The remote-control terminal is to have access to databases containing information about the subscribers, including their numbers and identification codes (paragraphs 7 and 8).

Communications providers are to ensure that the monitored subject remains unaware of the monitoring of his communications. Monitoring-related data shall be protected from unauthorised access by the employees of the communications providers (paragraph 9).

5. Criminal responsibility for breach of privacy

Unauthorised collection or distribution of information about private or family life of a person without his or her consent, if those actions are committed out of mercenary or other personal interest and are damaging to the rights and lawful interests of citizens, are punishable by a fine, correctional labour or up to four months ’ arrest. The same actions committed by an official through abuse of office are punishable by a fine, prohibition on occupying certain positions or up to six months ’ arrest (Article 137 of the Criminal Code).

Breach of privacy of postal, telegraphic, telephone and other communications of citizens is punishable by a fine or correctional labour. The same act committed by an official through abuse of office is punishable by a fine, prohibition on occupying certain positions or up to four months ’ arrest (Article 138 of the Criminal Code).

COMPLAINTS

1. The applicant complains under Article 8 of the Convention that the domestic law on secret monitoring of telephone communications violates his right to respect for his private life and correspondence. In particular, he alleges that the domestic law does not contain sufficient procedural safeguards against unauthorised monitoring of communications by law-enforcement agencies. Law-enforcement agencies have unrestricted access to all telephone communications and thus are technically capable of monitoring the communications of any person without obtaining prior judicial authorisation. Moreover, the relevant domestic law does not meet the requirement of accessibility, as the technical requirements for the SORM have never been published.

2. The applicant complains under Article 13 of the Convention that he has no effective domestic remedy for his complaint under Article 8. In particular, he cannot challenge Order no. 70, describing the technical requirements for the SORM, as it was not published and is considered by the Supreme Court to be purely technical in nature.

QUESTIONS TO THE PARTIES

1. The Government are requested to explain the safeguards, controls and guarantees against abuse which apply to monitoring of mobile phone communications and processing of the collected data. In particular:

(a) safeguards against unauthorised monitoring, to ensue that prior judicial authorisation is obtained in all cases;

(b) safeguards to ensue that collected data is kept confidential and not transferred or disclosed to unauthorised persons;

(c) review by an independent body of the monitoring process and of the processing of the collected data;

(d) notification or possibility to request information about monitoring or collected data, and possibility to complain to an independent body in case of abuse.

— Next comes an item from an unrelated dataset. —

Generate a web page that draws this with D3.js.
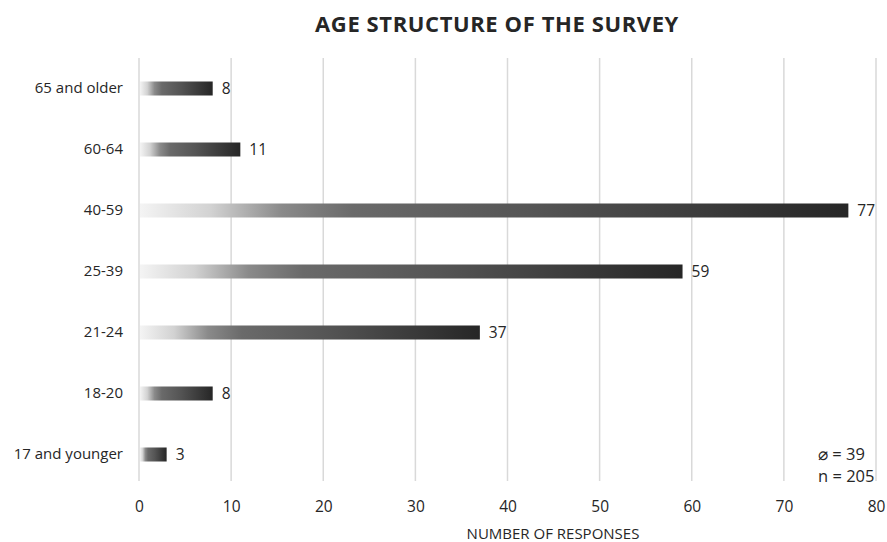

2. Does the system of interception of communications constitute an interference with the applicant ’ s right to respect for his private life and correspondence?

3. Is any such interference in accordance with the law? Given that the addendums to Order no. 70, On technical requirements to the system of technical facilities enabling the conduct of operational-search activities on telecommunications networks, issued by the Ministry of Communications on 20 April 1999, have not been published, is the domestic law accessible? Is the domestic law foreseeable as required by Article 8 (see Liberty and Others v. the United Kingdom , no. 58243/00, 1 July 2008 , and Weber and Saravia v. Germany , (( dec. ). no. 54934/00, §§ 93-95, 10 January 2000, with further references ) ?

4. Is any such interference proportionate to the legitimate aim(s) sought to be achieved (see Klass and Others v. Germany , 6 September 1978, Series A no. 28 ; Weber and Saravia v. Germany ( dec. ), no. 54934/00, 29 June 2006, with further references )?

5. Does the applicant have an effective domestic remedy within the meaning of Article 13 of the Convention, in respect of the alleged violation of Article 8 (see Klass and Others v. Germany , 6 September 1978, Series A no. 28 )?